SET EXERCISE. Write out the listing below again, precisely as it is given.

GIVEN INFORMATION.

________

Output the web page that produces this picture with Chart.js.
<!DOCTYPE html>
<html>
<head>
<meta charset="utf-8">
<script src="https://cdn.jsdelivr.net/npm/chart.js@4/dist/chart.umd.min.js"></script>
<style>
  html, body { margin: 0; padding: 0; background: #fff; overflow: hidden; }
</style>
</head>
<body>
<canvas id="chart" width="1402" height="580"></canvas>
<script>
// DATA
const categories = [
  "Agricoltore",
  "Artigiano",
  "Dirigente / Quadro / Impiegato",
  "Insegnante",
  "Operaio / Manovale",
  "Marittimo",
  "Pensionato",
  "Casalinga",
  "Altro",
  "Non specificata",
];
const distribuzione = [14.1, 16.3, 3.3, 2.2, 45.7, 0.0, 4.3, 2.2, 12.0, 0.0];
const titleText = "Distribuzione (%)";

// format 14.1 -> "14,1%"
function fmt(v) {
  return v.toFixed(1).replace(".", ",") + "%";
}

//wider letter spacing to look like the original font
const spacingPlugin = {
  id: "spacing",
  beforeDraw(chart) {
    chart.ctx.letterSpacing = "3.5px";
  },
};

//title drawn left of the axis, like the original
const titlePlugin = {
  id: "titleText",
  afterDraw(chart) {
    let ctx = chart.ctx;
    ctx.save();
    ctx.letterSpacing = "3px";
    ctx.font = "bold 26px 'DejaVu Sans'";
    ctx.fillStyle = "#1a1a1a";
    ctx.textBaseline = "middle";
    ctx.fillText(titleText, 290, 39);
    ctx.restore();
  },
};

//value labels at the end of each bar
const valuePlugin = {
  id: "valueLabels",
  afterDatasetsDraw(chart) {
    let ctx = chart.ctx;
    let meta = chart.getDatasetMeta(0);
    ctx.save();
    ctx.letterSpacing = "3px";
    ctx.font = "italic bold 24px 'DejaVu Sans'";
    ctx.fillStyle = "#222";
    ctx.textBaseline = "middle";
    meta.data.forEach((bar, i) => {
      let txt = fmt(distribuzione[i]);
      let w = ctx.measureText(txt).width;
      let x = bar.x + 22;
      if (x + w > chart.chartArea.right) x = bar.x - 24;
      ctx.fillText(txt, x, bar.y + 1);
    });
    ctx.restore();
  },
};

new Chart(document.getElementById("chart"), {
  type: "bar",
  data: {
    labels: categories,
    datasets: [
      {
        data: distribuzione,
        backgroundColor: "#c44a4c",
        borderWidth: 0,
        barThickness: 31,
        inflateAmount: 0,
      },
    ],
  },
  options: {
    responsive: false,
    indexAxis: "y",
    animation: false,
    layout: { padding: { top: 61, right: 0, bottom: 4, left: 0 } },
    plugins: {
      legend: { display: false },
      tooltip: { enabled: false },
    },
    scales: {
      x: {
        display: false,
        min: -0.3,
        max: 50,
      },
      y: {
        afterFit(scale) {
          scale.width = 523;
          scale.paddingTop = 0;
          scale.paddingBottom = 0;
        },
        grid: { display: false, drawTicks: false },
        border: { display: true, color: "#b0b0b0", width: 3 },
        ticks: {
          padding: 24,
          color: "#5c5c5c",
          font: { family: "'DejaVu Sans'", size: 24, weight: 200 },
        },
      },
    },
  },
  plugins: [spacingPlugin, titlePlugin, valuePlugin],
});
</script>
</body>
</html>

________

WRITTEN ANSWER.
Output the web page that produces this picture with Chart.js.
<!DOCTYPE html>
<html>
<head>
<meta charset="utf-8">
<script src="https://cdn.jsdelivr.net/npm/chart.js@4/dist/chart.umd.min.js"></script>
<style>
  html, body { margin: 0; padding: 0; background: #fff; overflow: hidden; }
</style>
</head>
<body>
<canvas id="chart" width="1402" height="580"></canvas>
<script>
// DATA
const categories = [
  "Agricoltore",
  "Artigiano",
  "Dirigente / Quadro / Impiegato",
  "Insegnante",
  "Operaio / Manovale",
  "Marittimo",
  "Pensionato",
  "Casalinga",
  "Altro",
  "Non specificata",
];
const distribuzione = [14.1, 16.3, 3.3, 2.2, 45.7, 0.0, 4.3, 2.2, 12.0, 0.0];
const titleText = "Distribuzione (%)";

// format 14.1 -> "14,1%"
function fmt(v) {
  return v.toFixed(1).replace(".", ",") + "%";
}

//wider letter spacing to look like the original font
const spacingPlugin = {
  id: "spacing",
  beforeDraw(chart) {
    chart.ctx.letterSpacing = "3.5px";
  },
};

//title drawn left of the axis, like the original
const titlePlugin = {
  id: "titleText",
  afterDraw(chart) {
    let ctx = chart.ctx;
    ctx.save();
    ctx.letterSpacing = "3px";
    ctx.font = "bold 26px 'DejaVu Sans'";
    ctx.fillStyle = "#1a1a1a";
    ctx.textBaseline = "middle";
    ctx.fillText(titleText, 290, 39);
    ctx.restore();
  },
};

//value labels at the end of each bar
const valuePlugin = {
  id: "valueLabels",
  afterDatasetsDraw(chart) {
    let ctx = chart.ctx;
    let meta = chart.getDatasetMeta(0);
    ctx.save();
    ctx.letterSpacing = "3px";
    ctx.font = "italic bold 24px 'DejaVu Sans'";
    ctx.fillStyle = "#222";
    ctx.textBaseline = "middle";
    meta.data.forEach((bar, i) => {
      let txt = fmt(distribuzione[i]);
      let w = ctx.measureText(txt).width;
      let x = bar.x + 22;
      if (x + w > chart.chartArea.right) x = bar.x - 24;
      ctx.fillText(txt, x, bar.y + 1);
    });
    ctx.restore();
  },
};

new Chart(document.getElementById("chart"), {
  type: "bar",
  data: {
    labels: categories,
    datasets: [
      {
        data: distribuzione,
        backgroundColor: "#c44a4c",
        borderWidth: 0,
        barThickness: 31,
        inflateAmount: 0,
      },
    ],
  },
  options: {
    responsive: false,
    indexAxis: "y",
    animation: false,
    layout: { padding: { top: 61, right: 0, bottom: 4, left: 0 } },
    plugins: {
      legend: { display: false },
      tooltip: { enabled: false },
    },
    scales: {
      x: {
        display: false,
        min: -0.3,
        max: 50,
      },
      y: {
        afterFit(scale) {
          scale.width = 523;
          scale.paddingTop = 0;
          scale.paddingBottom = 0;
        },
        grid: { display: false, drawTicks: false },
        border: { display: true, color: "#b0b0b0", width: 3 },
        ticks: {
          padding: 24,
          color: "#5c5c5c",
          font: { family: "'DejaVu Sans'", size: 24, weight: 200 },
        },
      },
    },
  },
  plugins: [spacingPlugin, titlePlugin, valuePlugin],
});
</script>
</body>
</html>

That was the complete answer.